If you can accept that all of us are susceptible to these biases, you should be interested (or even fascinated) about how you can identify, and potentially overcome these biases in your thinking. Doing so can help you to become more effective at making decisions.
Here are 3 things I recommend:
- Ask other people what they think and LISTEN to their response – Other people may hold a slightly different, or wildly different opinion on something than you. They may have the same information, but are viewing it from a different angle than you. Additionally, they are very likely to have a different set of dominant biases. Either way, it’s well worth trying to understand and how and why they see it differently as a way of surfacing your (and their) biases.
- Subtract a bias – This is a practical exercise where you look at the biases you know you are particularly susceptible to, for example the Reactive Devaluation bias that we discussed earlier, and you ask yourself ‘what judgments am I making about the source/value of this information that might be affecting the way I look at the situation’. Then, try ‘subtracting’ that bias from your own thinking (it’s not as easy as it sounds, but it’s surprisingly effective).

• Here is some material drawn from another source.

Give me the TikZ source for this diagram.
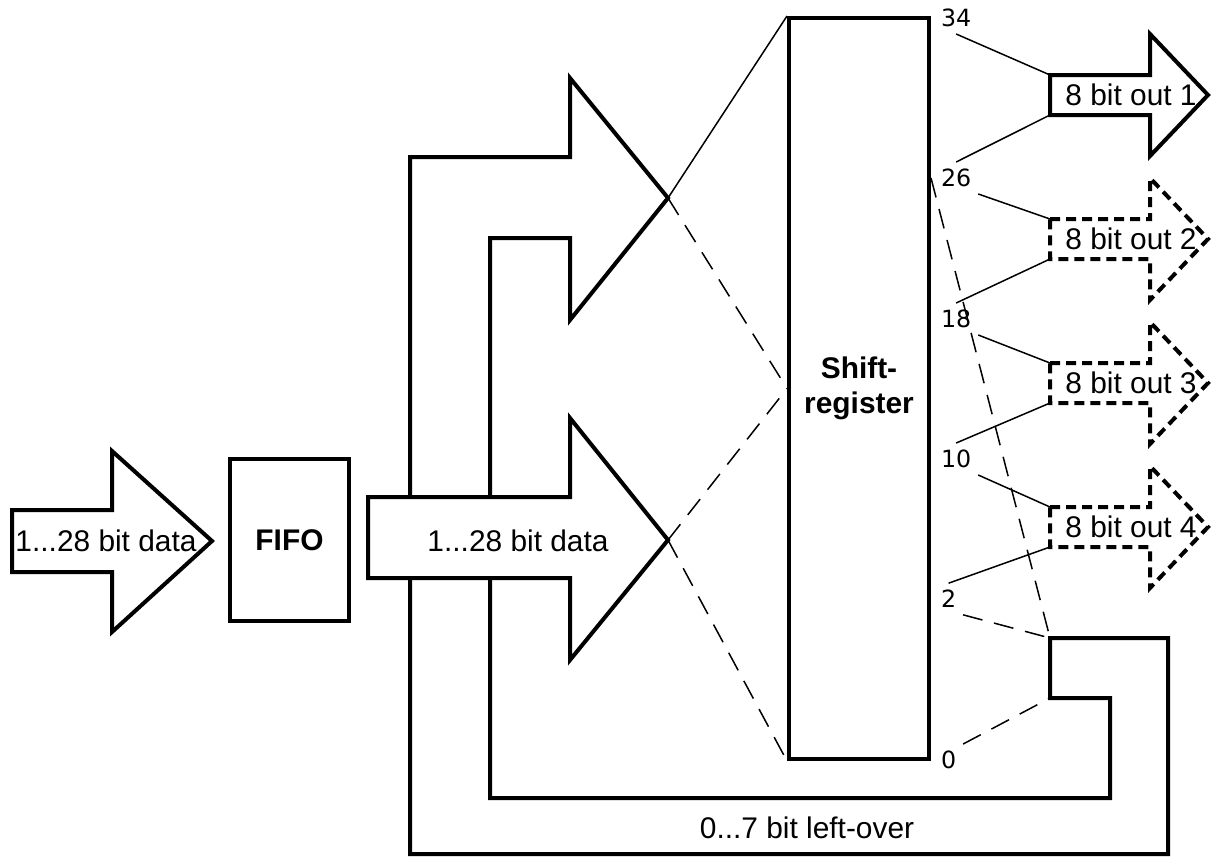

- Learn more about cognitive biases – The more you know about biases, and what they do to your thought processes, the more likely you are to be able to spot them when you are experiencing them, and also be able to even out your thinking. There is a great list of cognitive biases on Wikipedia HERE, and in addition on that same page you can also find a codex of known cognitive biases which (provided your eyesight is good) can make for an interesting poster for your wall as a reminder that you shouldn’t necessarily just trust your brain.
Can You Have Too Much Reality Testing?
One last thought – just as with any other aspect of emotional intelligence, you can have too much Reality Testing. You may have heard the term ‘paralysis by analysis’ – that’s a good way of understanding what can happen when you have too much Reality Testing.
Paralysis by Analysis happens when someone with a very high level of Reality Testing constantly seeks new or confirming information for a decision process, or they try and discount or negate a decision because of an unknown bias.
By constantly seeking this new information, people with a very high level of Reality Testing can delay making a decision for too long. Ultimately, we are all susceptible to cognitive biases, and every decision or action we take is likely to be affected in some way, small or large, by these biases.
For anyone, understanding the role of Reality Testing in your day to day activities is critical to emotional effectiveness. If, after reading this far, you are still not convinced that cognitive biases play a large role in human decision-making, you might want to check out Bias Blind Spot.
People who experience Bias Blind Spot believe that while other people are susceptible to bias, it does not affect them. Put another way, there is a known cognitive bias about denying cognitive bias. I think I just lost some brain cells trying to solve that conundrum!!